Painfully low wages result in many workers heading for greener pastures-illustration photo

The government is also tasked with fine tuning the minimum salary based on consumer price index (CPI) movements, with a revision determined by the National Salary Council. The minimum salary must ensure workers’ minimum living standards, based on the CPI of each geographical area.

These new regulations have received the thumbs-up from the top law-making body’s Standing Committee. The draft code revision is expected to be officially adopted during the 13th National Assembly’s third session, to begin next month.

At present, under Decree 70/2011/ND-CP dated August 22, 2011 factory workers’ minimum salaries are based on four regions. The salary for region 1, including big cities like Hanoi and Ho Chi Minh City, is VND2 million ($96.1) a month. The thresholds for regions 2, 3 and 4 are VND1.78 million ($85.57), VND1.55 million ($74.5) and VND1.4 million ($67.3), respectively. The decree took effect on October 1, 2011.

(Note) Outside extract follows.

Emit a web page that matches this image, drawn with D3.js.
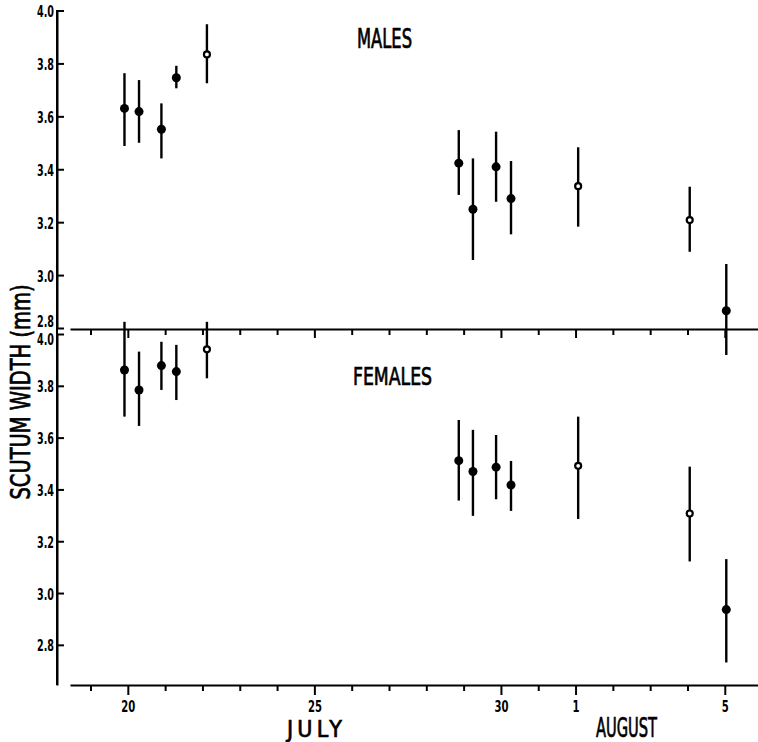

“Minimum wages are there to ensure that employees are guaranteed a minimum wage, but are allowed to choose where and who to work for, so each employee has that right to decide,” said EuroCham’s Human Resources and Training Committee chairwoman Nicola Connolly.

However, the Vietnam General Confederation of Labour said the current salary regime met just 60 per cent of workers’ minimum daily expenses. Dang Quang Dieu, head of the Ministry of Labour, Invalids and Social Affairs’ (MoLISA) Institute of Workers and Trade Union, said the minimum salary was always lower than minimum living standards.

“Thus, the government needs to issue indexes with minimum living standards for localities, so that the new minimum salary regulations can be applied effectively,” Dieu said. Ngo Sy Bich, head of Bac Ninh province’s Industrial Park Authority, said the changes were overdue as the current minimum salary was often used by employers to pay workers. However, coupled with inflation increases, employers were often left out of pocket if they raised salaries. “But, if employers don’t pay their workers based on the CPI increase, they will suffer from worker shortages and even strikes,” Bich said.

The MoLISA reported Vietnam witnessed 4,142 strikes from 1995 to 2011 and the number of strikes tended to rise particularly from 2006, with 390 strikes, to 551 in 2007 and 720 in 2008. The number of strikes in last year’s first 11 months was 857, double that of 2010. Eighty per cent of the strikes were caused by low salaries and allowances, the MoLISA said.